_What is asked_: In the following material, identify every line holding the string "code" and return it.

_Given records_:

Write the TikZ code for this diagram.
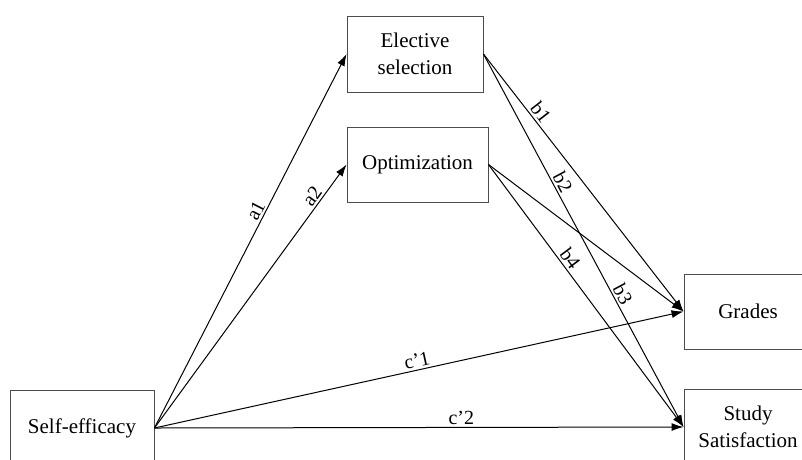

--

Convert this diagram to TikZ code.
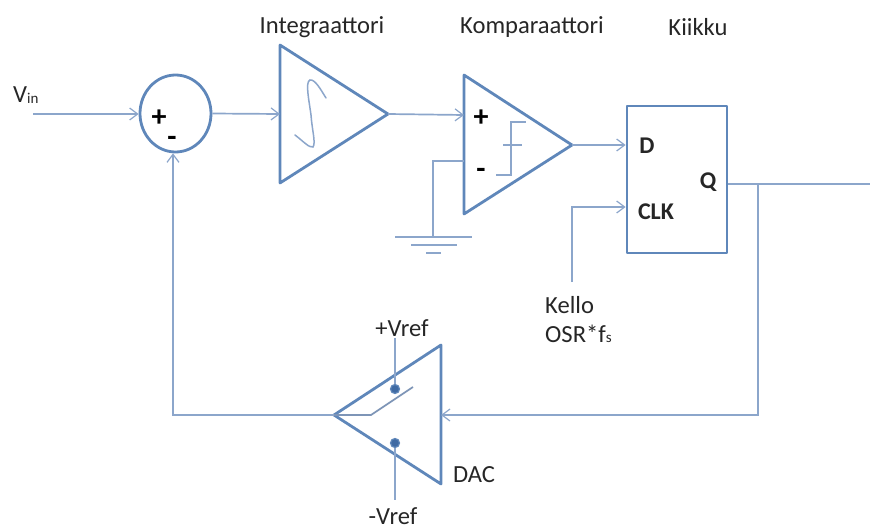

...

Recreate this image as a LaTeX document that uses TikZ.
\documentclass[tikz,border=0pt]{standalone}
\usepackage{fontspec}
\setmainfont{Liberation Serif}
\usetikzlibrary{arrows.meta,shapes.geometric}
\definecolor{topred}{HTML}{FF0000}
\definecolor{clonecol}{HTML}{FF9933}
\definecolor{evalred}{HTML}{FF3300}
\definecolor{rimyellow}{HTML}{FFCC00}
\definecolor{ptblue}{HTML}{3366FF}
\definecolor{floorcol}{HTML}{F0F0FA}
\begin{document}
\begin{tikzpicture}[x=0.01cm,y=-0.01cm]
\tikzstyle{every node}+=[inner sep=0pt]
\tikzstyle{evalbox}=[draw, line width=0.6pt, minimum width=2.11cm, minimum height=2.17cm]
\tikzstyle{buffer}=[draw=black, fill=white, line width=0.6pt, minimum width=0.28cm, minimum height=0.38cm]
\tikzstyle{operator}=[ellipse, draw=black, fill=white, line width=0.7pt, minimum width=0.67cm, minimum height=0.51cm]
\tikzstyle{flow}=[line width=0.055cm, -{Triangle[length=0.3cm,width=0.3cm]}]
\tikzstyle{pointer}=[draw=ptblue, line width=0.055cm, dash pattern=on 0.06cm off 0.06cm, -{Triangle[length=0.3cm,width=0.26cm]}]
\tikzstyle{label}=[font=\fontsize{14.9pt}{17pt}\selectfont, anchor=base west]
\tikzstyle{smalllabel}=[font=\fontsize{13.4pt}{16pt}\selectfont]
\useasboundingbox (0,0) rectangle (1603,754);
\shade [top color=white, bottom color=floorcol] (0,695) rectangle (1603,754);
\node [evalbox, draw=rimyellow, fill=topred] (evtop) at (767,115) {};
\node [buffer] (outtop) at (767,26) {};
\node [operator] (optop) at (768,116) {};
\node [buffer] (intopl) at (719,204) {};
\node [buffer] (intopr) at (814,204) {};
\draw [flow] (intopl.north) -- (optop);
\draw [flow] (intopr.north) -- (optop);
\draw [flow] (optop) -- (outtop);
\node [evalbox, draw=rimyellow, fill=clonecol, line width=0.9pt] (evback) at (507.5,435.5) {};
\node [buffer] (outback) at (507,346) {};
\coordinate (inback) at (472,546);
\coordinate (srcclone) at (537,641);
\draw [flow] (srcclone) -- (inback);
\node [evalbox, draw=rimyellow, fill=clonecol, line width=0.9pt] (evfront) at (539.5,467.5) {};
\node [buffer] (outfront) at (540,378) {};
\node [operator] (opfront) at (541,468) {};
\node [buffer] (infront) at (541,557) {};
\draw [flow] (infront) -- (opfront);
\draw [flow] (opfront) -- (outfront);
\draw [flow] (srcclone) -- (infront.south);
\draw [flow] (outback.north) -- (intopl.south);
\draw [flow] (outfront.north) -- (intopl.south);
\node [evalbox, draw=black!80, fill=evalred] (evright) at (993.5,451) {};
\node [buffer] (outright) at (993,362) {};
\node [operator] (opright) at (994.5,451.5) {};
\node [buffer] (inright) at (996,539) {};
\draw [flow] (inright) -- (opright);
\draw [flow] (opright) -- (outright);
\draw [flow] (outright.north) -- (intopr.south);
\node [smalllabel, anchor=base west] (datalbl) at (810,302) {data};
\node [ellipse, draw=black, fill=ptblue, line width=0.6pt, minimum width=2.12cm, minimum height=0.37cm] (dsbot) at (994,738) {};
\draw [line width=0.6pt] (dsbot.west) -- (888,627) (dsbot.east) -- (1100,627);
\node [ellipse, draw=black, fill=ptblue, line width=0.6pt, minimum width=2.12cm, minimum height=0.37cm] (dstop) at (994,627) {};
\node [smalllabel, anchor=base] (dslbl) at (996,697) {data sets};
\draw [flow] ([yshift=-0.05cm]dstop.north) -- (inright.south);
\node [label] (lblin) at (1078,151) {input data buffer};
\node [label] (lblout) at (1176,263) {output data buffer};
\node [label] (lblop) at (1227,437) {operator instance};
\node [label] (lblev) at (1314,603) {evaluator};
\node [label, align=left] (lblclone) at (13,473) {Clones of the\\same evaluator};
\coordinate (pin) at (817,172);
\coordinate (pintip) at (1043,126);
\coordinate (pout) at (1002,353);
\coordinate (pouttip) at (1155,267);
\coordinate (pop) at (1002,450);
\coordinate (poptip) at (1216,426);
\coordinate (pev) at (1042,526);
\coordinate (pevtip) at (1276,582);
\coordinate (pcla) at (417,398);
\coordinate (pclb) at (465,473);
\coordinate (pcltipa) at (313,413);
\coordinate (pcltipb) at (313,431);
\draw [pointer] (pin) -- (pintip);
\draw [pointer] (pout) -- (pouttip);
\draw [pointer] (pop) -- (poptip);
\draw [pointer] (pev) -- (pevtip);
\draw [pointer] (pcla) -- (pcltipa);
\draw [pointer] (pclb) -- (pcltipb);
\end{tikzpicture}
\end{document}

_Task response_:
Write the TikZ code for this diagram.
Convert this diagram to TikZ code.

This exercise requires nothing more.